Material provided:

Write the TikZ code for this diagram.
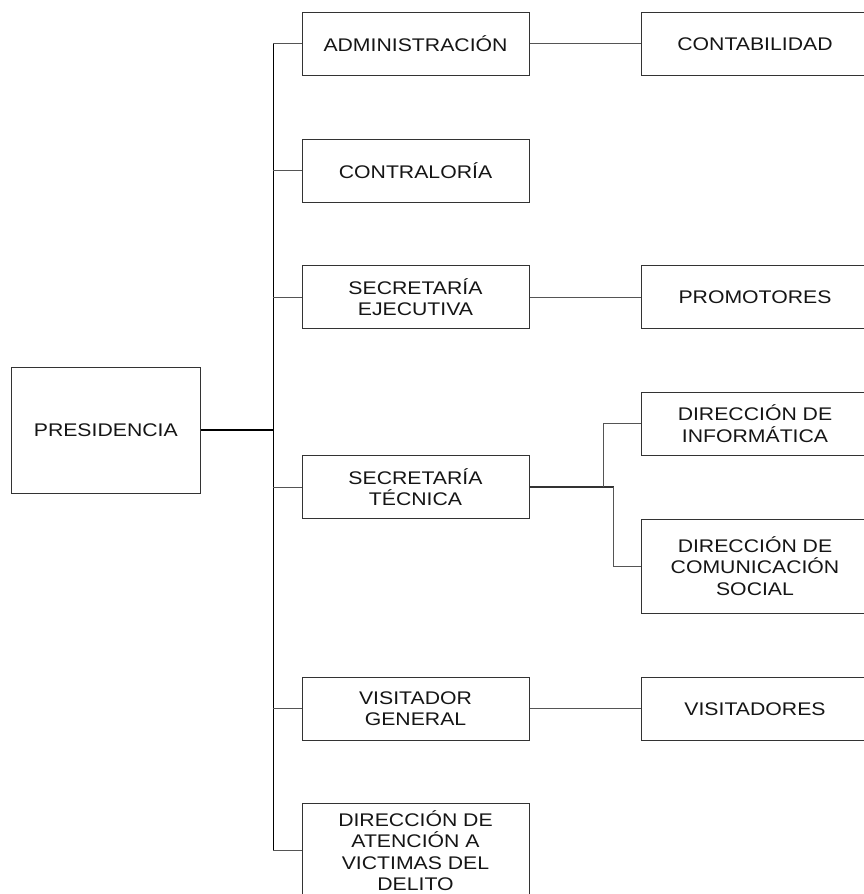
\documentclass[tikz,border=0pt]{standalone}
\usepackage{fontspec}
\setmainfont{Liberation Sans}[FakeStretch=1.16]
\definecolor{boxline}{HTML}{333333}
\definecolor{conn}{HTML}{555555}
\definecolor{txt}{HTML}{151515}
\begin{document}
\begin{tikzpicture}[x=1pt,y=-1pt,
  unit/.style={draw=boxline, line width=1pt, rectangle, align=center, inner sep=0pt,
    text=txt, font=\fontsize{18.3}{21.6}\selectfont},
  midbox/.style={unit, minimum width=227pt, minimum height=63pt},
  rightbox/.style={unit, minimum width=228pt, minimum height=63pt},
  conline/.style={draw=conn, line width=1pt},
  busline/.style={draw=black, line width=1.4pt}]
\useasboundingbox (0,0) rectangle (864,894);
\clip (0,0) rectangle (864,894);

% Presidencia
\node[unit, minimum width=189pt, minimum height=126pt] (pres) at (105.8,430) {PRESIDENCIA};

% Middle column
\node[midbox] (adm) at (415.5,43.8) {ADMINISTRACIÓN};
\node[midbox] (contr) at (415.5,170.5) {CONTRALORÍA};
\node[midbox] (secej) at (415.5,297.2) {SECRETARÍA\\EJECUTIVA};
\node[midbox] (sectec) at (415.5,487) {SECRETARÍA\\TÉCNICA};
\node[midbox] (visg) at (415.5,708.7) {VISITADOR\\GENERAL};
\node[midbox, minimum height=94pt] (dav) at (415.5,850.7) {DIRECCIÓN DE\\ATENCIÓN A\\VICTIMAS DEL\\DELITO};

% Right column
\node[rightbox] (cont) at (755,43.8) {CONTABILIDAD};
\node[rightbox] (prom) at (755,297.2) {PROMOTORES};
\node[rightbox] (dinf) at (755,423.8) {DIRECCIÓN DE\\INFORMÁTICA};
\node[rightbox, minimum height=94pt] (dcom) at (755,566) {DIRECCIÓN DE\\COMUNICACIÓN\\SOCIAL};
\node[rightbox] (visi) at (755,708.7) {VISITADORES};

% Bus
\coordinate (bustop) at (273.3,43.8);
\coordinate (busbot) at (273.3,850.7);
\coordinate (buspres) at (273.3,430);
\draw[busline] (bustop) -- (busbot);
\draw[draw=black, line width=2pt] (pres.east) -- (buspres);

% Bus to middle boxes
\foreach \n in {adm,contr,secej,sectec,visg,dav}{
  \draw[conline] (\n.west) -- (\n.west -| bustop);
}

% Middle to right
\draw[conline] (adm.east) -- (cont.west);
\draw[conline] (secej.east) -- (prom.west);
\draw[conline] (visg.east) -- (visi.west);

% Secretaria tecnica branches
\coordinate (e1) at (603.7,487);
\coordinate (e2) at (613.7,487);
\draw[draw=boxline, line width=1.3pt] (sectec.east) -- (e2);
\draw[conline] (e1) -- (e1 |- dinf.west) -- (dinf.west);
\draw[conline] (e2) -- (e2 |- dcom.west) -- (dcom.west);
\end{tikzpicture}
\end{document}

Request:
Transcribe exactly, with no pictures, the lines running from the first line of the material through the line holding "(pres.east) -- (buspres);".

The completed task:
Write the TikZ code for this diagram.
\documentclass[tikz,border=0pt]{standalone}
\usepackage{fontspec}
\setmainfont{Liberation Sans}[FakeStretch=1.16]
\definecolor{boxline}{HTML}{333333}
\definecolor{conn}{HTML}{555555}
\definecolor{txt}{HTML}{151515}
\begin{document}
\begin{tikzpicture}[x=1pt,y=-1pt,
  unit/.style={draw=boxline, line width=1pt, rectangle, align=center, inner sep=0pt,
    text=txt, font=\fontsize{18.3}{21.6}\selectfont},
  midbox/.style={unit, minimum width=227pt, minimum height=63pt},
  rightbox/.style={unit, minimum width=228pt, minimum height=63pt},
  conline/.style={draw=conn, line width=1pt},
  busline/.style={draw=black, line width=1.4pt}]
\useasboundingbox (0,0) rectangle (864,894);
\clip (0,0) rectangle (864,894);

% Presidencia
\node[unit, minimum width=189pt, minimum height=126pt] (pres) at (105.8,430) {PRESIDENCIA};

% Middle column
\node[midbox] (adm) at (415.5,43.8) {ADMINISTRACIÓN};
\node[midbox] (contr) at (415.5,170.5) {CONTRALORÍA};
\node[midbox] (secej) at (415.5,297.2) {SECRETARÍA\\EJECUTIVA};
\node[midbox] (sectec) at (415.5,487) {SECRETARÍA\\TÉCNICA};
\node[midbox] (visg) at (415.5,708.7) {VISITADOR\\GENERAL};
\node[midbox, minimum height=94pt] (dav) at (415.5,850.7) {DIRECCIÓN DE\\ATENCIÓN A\\VICTIMAS DEL\\DELITO};

% Right column
\node[rightbox] (cont) at (755,43.8) {CONTABILIDAD};
\node[rightbox] (prom) at (755,297.2) {PROMOTORES};
\node[rightbox] (dinf) at (755,423.8) {DIRECCIÓN DE\\INFORMÁTICA};
\node[rightbox, minimum height=94pt] (dcom) at (755,566) {DIRECCIÓN DE\\COMUNICACIÓN\\SOCIAL};
\node[rightbox] (visi) at (755,708.7) {VISITADORES};

% Bus
\coordinate (bustop) at (273.3,43.8);
\coordinate (busbot) at (273.3,850.7);
\coordinate (buspres) at (273.3,430);
\draw[busline] (bustop) -- (busbot);
\draw[draw=black, line width=2pt] (pres.east) -- (buspres);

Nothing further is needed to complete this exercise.